• MATERIAL:
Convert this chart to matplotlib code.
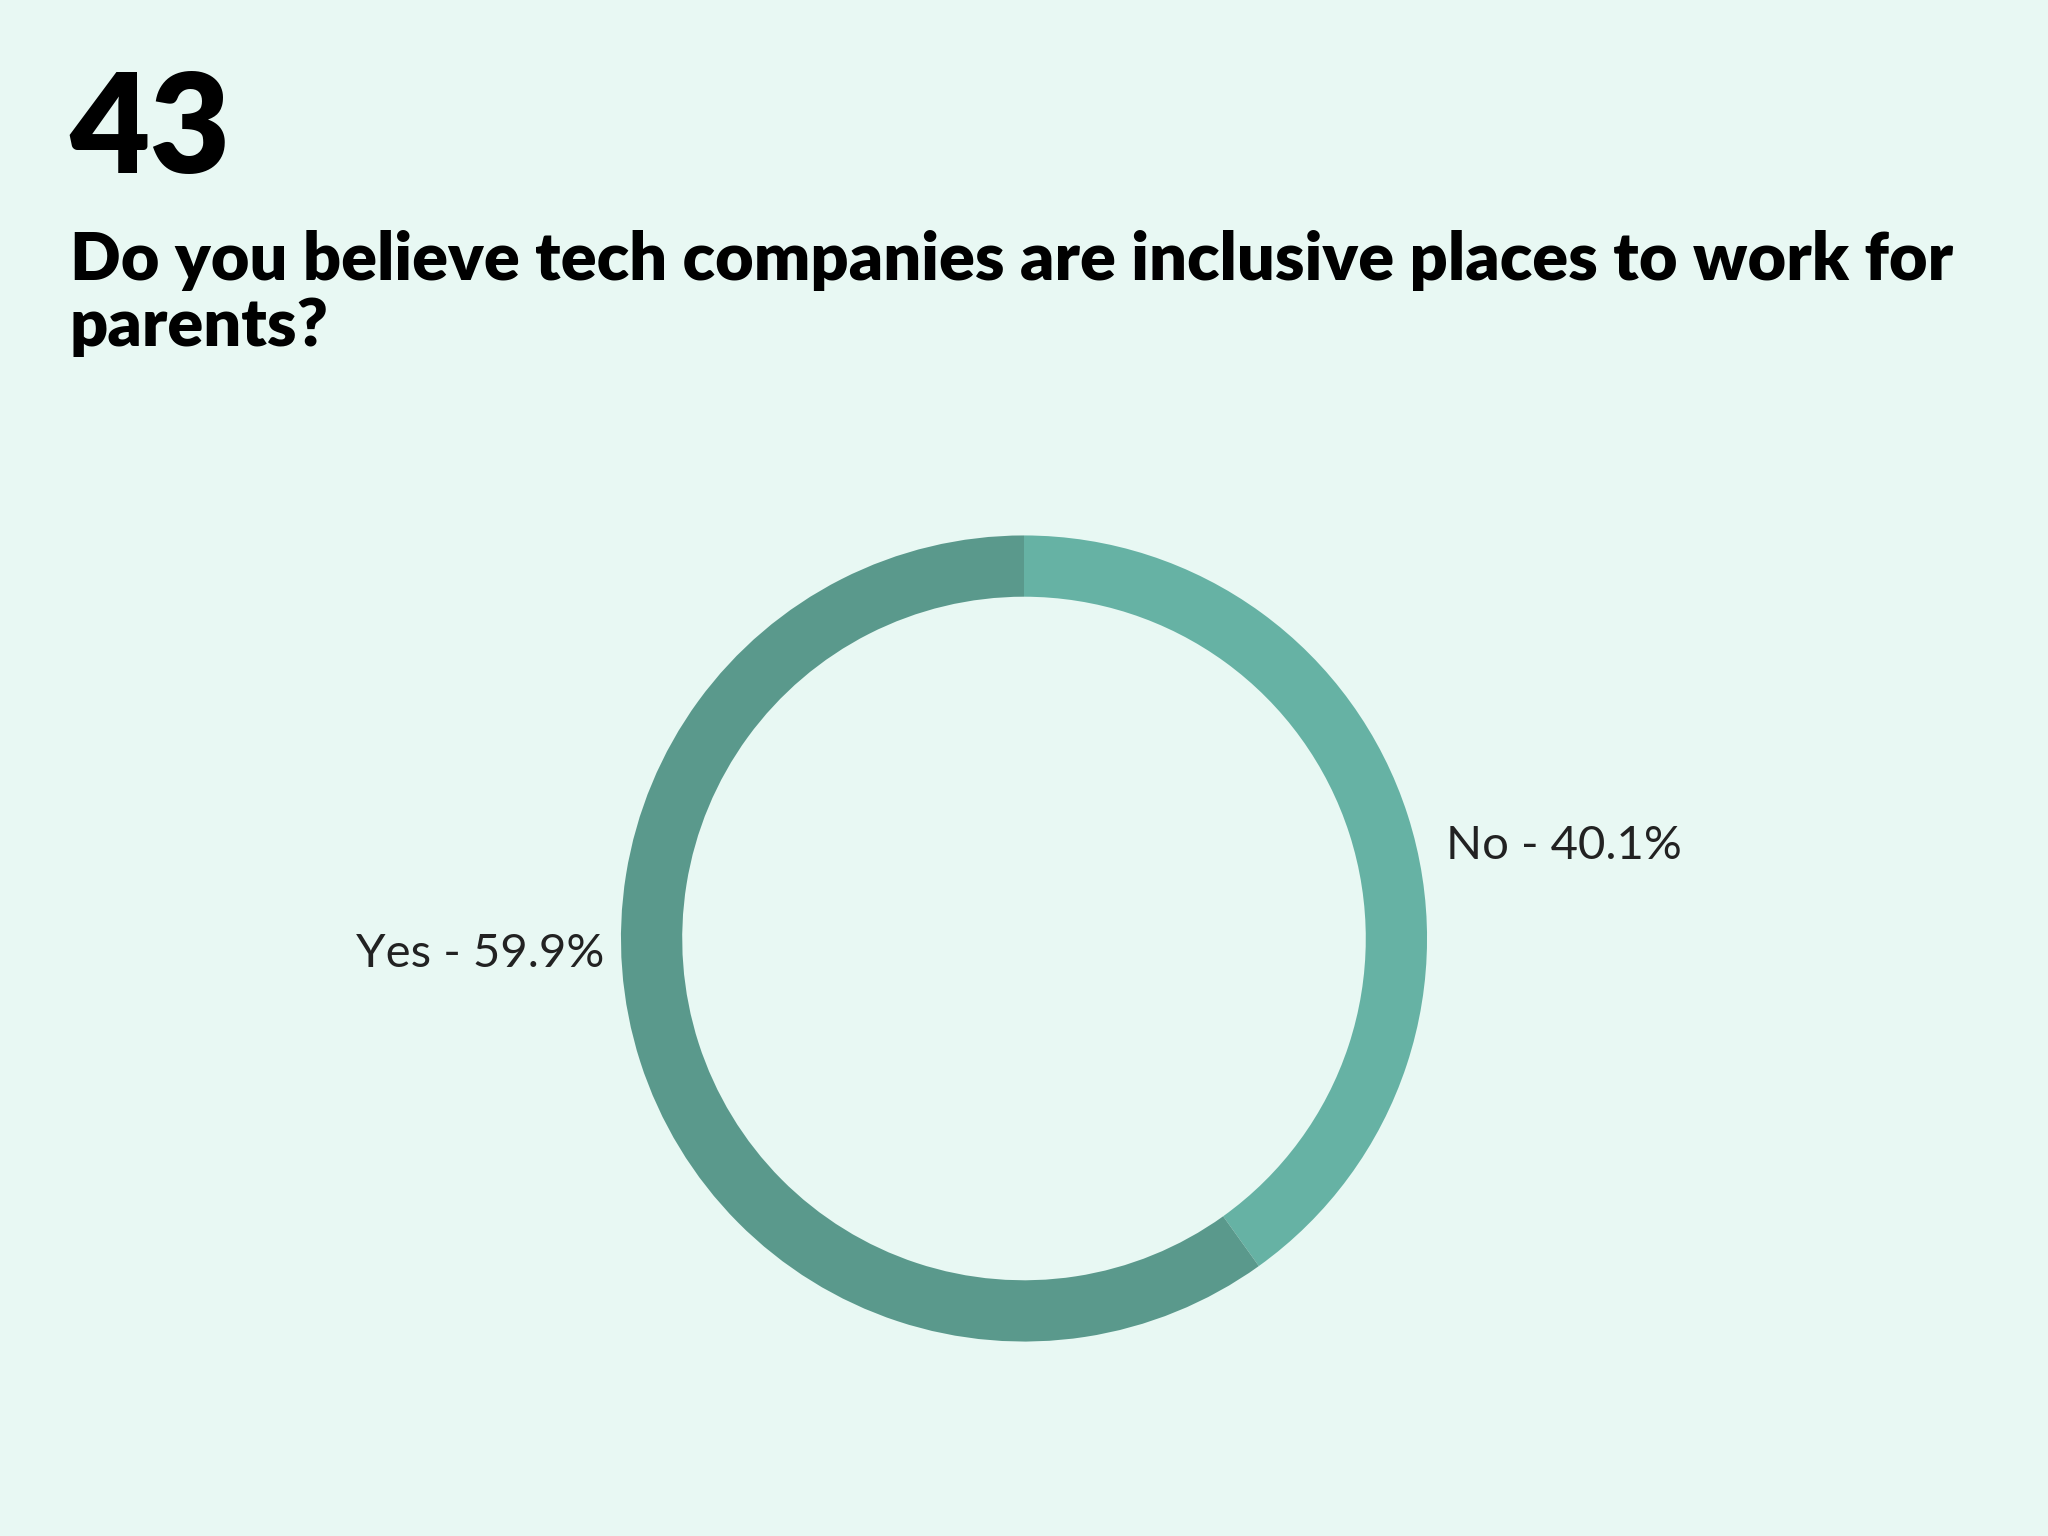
import matplotlib
matplotlib.use("Agg")
import matplotlib.pyplot as plt

labels = ["No", "Yes"]
values = [40.1, 59.9]
colors = ["#66b2a4", "#5a998c"]

fig = plt.figure(figsize=(20.48, 15.36), dpi=100)
fig.patch.set_facecolor("#e8f8f3")

fig.text(0.034, 0.955, "43", fontsize=100, fontweight="heavy", family=["Lato", "DejaVu Sans"], va="top", ha="left")
fig.text(0.034, 0.85, "Do you believe tech companies are inclusive places to work for\nparents?",
         fontsize=48, fontweight="heavy", family=["Lato", "DejaVu Sans"], va="top", ha="left", linespacing=1.1)

ax = fig.add_axes([0.254, 0.061, 0.492, 0.656])
ax.pie(values, colors=colors, startangle=90, counterclock=False, radius=1,
       wedgeprops=dict(width=0.152, edgecolor="none"))
ax.set_aspect("equal")
ax.axis("off")

fig.text(0.706, 0.449, f"{labels[0]} - {values[0]}%", fontsize=34, fontweight="normal",
         family=["Lato", "DejaVu Sans"], va="center", ha="left", color="#222222")
fig.text(0.295, 0.379, f"{labels[1]} - {values[1]}%", fontsize=34, fontweight="normal",
         family=["Lato", "DejaVu Sans"], va="center", ha="right", color="#222222")

fig.savefig("out.png", dpi=100, facecolor=fig.get_facecolor())
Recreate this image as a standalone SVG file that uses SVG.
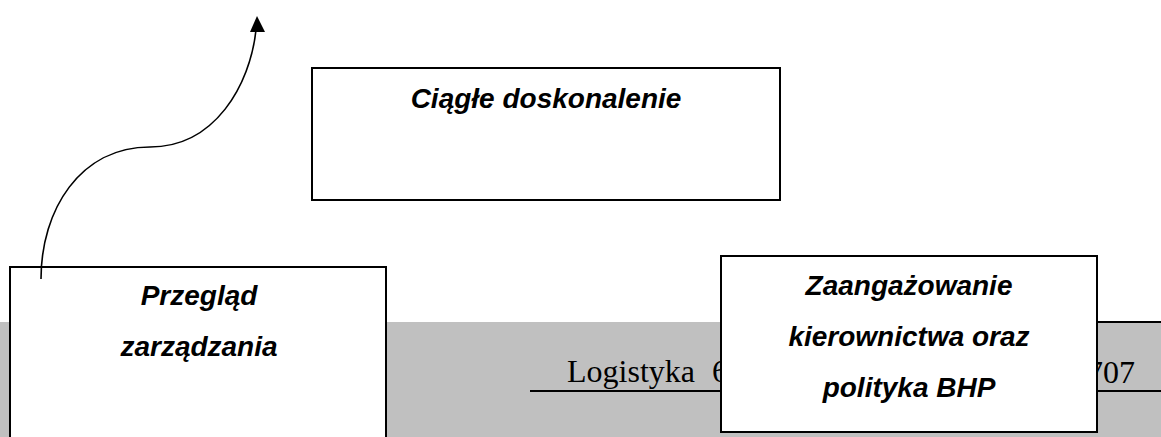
<svg xmlns="http://www.w3.org/2000/svg" width="1161" height="437" viewBox="0 0 1161 437">
  <style>
    .box { fill: #ffffff; stroke: #000000; stroke-width: 2; }
    .label { font-family: "Liberation Sans", Arial, sans-serif; font-weight: bold; font-style: italic; font-size: 28px; fill: #000000; text-anchor: middle; }
    .page { font-family: "Liberation Serif", "Times New Roman", serif; font-size: 32px; fill: #000000; }
    .rule { stroke: #000000; stroke-width: 2; }
    .flow { fill: none; stroke: #000000; stroke-width: 1.6; }
    .head { fill: #000000; }
  </style>

  <rect width="1161" height="437" fill="#ffffff"/>

  <!-- page footer band -->
  <g id="footer">
    <rect x="0" y="322" width="1161" height="115" fill="#c0c0c0"/>
    <line class="rule" x1="1097" y1="322" x2="1161" y2="322"/>
    <line class="rule" x1="530" y1="391" x2="1161" y2="391"/>
    <text class="page" x="567" y="382">Logistyka</text>
    <text class="page" x="712" y="382">6</text>
    <text class="page" x="1135" y="383" text-anchor="end">707</text>
  </g>

  <g id="node-ciagle">
    <rect class="box" x="312" y="68" width="468" height="132"/>
    <text class="label" x="546" y="108">Ciągłe doskonalenie</text>
  </g>

  <g id="node-przeglad">
    <rect class="box" x="10" y="267" width="376" height="180"/>
    <text class="label" x="199" y="305">Przegląd</text>
    <text class="label" x="199" y="356">zarządzania</text>
  </g>

  <g id="node-zaangazowanie">
    <rect class="box" x="721" y="256" width="376" height="176"/>
    <text class="label" x="909" y="295">Zaangażowanie</text>
    <text class="label" x="909" y="346">kierownictwa oraz</text>
    <text class="label" x="909" y="397">polityka BHP</text>
  </g>

  <g id="connectors">
    <path class="flow" d="M41,279 C41,210 80,147 150,147 C215,147 250,85 256,30"/>
    <path class="head" d="M257,16 L250,32 L265,32 Z"/>
  </g>
</svg>
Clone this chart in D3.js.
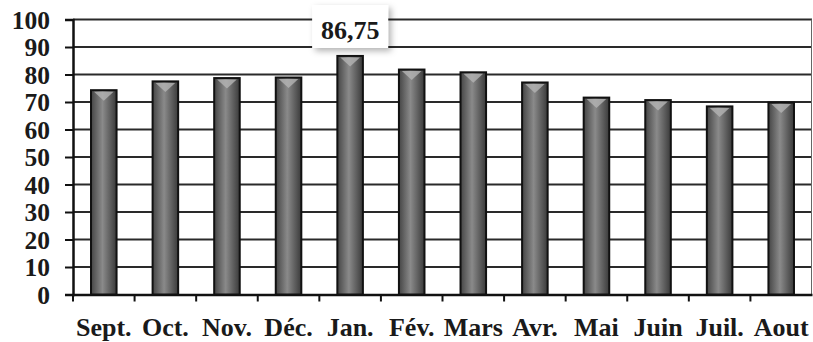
<!DOCTYPE html>
<html><head><meta charset="utf-8">
<script src="https://cdn.jsdelivr.net/npm/d3@7/dist/d3.min.js"></script>
<style>html,body{margin:0;padding:0;background:#fff;}svg{display:block;}</style>
</head><body>
<script>
const months = ["Sept.","Oct.","Nov.","Déc.","Jan.","Fév.","Mars","Avr.","Mai","Juin","Juil.","Aout"];
const values = [74.3,77.5,78.7,78.9,86.75,81.8,80.8,77.1,71.6,70.7,68.4,69.8];
const yTicks = [0,10,20,30,40,50,60,70,80,90,100];
const labelIndex = 4;
const labelText = "86,75";

const W = 813, H = 342;
const m = {left:73, right:1, top:19.5, bottom:47.5};
const font = "'Liberation Serif','Times New Roman',serif";
const svg = d3.select("body").append("svg").attr("width",W).attr("height",H);
const defs = svg.append("defs");
const g1 = defs.append("linearGradient").attr("id","bar").attr("x1","0").attr("x2","1").attr("y1","0").attr("y2","0");
g1.append("stop").attr("offset","0%").attr("stop-color","#454545");
g1.append("stop").attr("offset","45%").attr("stop-color","#8a8a8a");
g1.append("stop").attr("offset","100%").attr("stop-color","#3a3a3a");
const f = defs.append("filter").attr("id","sh").attr("x","-20%").attr("y","-20%").attr("width","150%").attr("height","160%");
f.append("feDropShadow").attr("dx",3).attr("dy",3).attr("stdDeviation",3).attr("flood-color","#000").attr("flood-opacity",0.3);

const x = d3.scaleBand().domain(months).range([m.left, W-m.right]).paddingInner(0.585).paddingOuter(0.2925);
const y = d3.scaleLinear().domain([0,100]).range([H-m.bottom, m.top]);

// gridlines
svg.append("g").selectAll("line").data(yTicks.filter(d=>d>0)).join("line")
  .attr("x1",m.left).attr("x2",W-m.right).attr("y1",d=>y(d)).attr("y2",d=>y(d))
  .attr("stroke","#2a2a2a").attr("stroke-width",2);
// right border
svg.append("line").attr("x1",W-m.right-0.5).attr("x2",W-m.right-0.5).attr("y1",y(100)).attr("y2",y(0))
  .attr("stroke","#666").attr("stroke-width",1);

// y axis
const ya = svg.append("g").attr("transform",`translate(${m.left},0)`)
  .call(d3.axisLeft(y).tickValues(yTicks).tickSize(8).tickPadding(15));
ya.attr("font-family",font);
ya.select(".domain").attr("stroke","#111").attr("stroke-width",2.5);
ya.selectAll(".tick line").attr("stroke","#111").attr("stroke-width",2);
ya.selectAll("text").attr("font-family",font).attr("font-weight","bold").attr("font-size",25.5)
  .attr("fill","#1a1a1a").attr("dy","0.34em");

// x axis
const step = x.step();
const xa = svg.append("g").attr("transform",`translate(0,${y(0)})`)
  .call(d3.axisBottom(x).tickSize(0).tickPadding(23));
xa.attr("font-family",font);
xa.select(".domain").attr("stroke","#111").attr("stroke-width",2.5);
xa.selectAll("text").attr("font-family",font).attr("font-weight","bold").attr("font-size",26)
  .attr("fill","#1a1a1a");
svg.append("g").selectAll("line").data(d3.range(months.length)).join("line")
  .attr("x1",i=>m.left+i*step).attr("x2",i=>m.left+i*step).attr("y1",y(0)).attr("y2",y(0)+7)
  .attr("stroke","#111").attr("stroke-width",2);

// bars
const bars = svg.append("g").selectAll("g").data(values).join("g");
bars.append("rect")
  .attr("x",(d,i)=>x(months[i])).attr("width",x.bandwidth())
  .attr("y",d=>y(d)).attr("height",d=>y(0)-y(d))
  .attr("fill","url(#bar)").attr("stroke","#111").attr("stroke-width",2);
bars.append("path")
  .attr("d",(d,i)=>{const x0=x(months[i]), w=x.bandwidth(), t=y(d)+1.5;
    return `M${x0+3},${t}L${x0+w-3},${t}L${x0+w/2},${t+9}Z`;})
  .attr("fill","#b4b4b4").attr("opacity",0.8);

// data label
const lx = x(months[labelIndex]) + x.bandwidth()/2;
const lb = svg.append("g");
lb.append("rect").attr("x",lx-38).attr("y",5).attr("width",76).attr("height",43)
  .attr("fill","#fff").attr("filter","url(#sh)");
lb.append("text").attr("x",lx).attr("y",39).attr("text-anchor","middle")
  .attr("font-family",font).attr("font-weight","bold").attr("font-size",26).attr("fill","#1a1a1a")
  .text(labelText);
</script>
</body></html>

• WORK INSTRUCTIONS:
Only the lines between the one with "Clone this chart in D3.js." and the one with "y = d3.scaleLinear().domain([0,100]).range([H-m.bottom, m.top]);", those two included, get copied from the material above. Keep it exact and free of pictures.

• RESPONSE:
Clone this chart in D3.js.
<!DOCTYPE html>
<html><head><meta charset="utf-8">
<script src="https://cdn.jsdelivr.net/npm/d3@7/dist/d3.min.js"></script>
<style>html,body{margin:0;padding:0;background:#fff;}svg{display:block;}</style>
</head><body>
<script>
const months = ["Sept.","Oct.","Nov.","Déc.","Jan.","Fév.","Mars","Avr.","Mai","Juin","Juil.","Aout"];
const values = [74.3,77.5,78.7,78.9,86.75,81.8,80.8,77.1,71.6,70.7,68.4,69.8];
const yTicks = [0,10,20,30,40,50,60,70,80,90,100];
const labelIndex = 4;
const labelText = "86,75";

const W = 813, H = 342;
const m = {left:73, right:1, top:19.5, bottom:47.5};
const font = "'Liberation Serif','Times New Roman',serif";
const svg = d3.select("body").append("svg").attr("width",W).attr("height",H);
const defs = svg.append("defs");
const g1 = defs.append("linearGradient").attr("id","bar").attr("x1","0").attr("x2","1").attr("y1","0").attr("y2","0");
g1.append("stop").attr("offset","0%").attr("stop-color","#454545");
g1.append("stop").attr("offset","45%").attr("stop-color","#8a8a8a");
g1.append("stop").attr("offset","100%").attr("stop-color","#3a3a3a");
const f = defs.append("filter").attr("id","sh").attr("x","-20%").attr("y","-20%").attr("width","150%").attr("height","160%");
f.append("feDropShadow").attr("dx",3).attr("dy",3).attr("stdDeviation",3).attr("flood-color","#000").attr("flood-opacity",0.3);

const x = d3.scaleBand().domain(months).range([m.left, W-m.right]).paddingInner(0.585).paddingOuter(0.2925);
const y = d3.scaleLinear().domain([0,100]).range([H-m.bottom, m.top]);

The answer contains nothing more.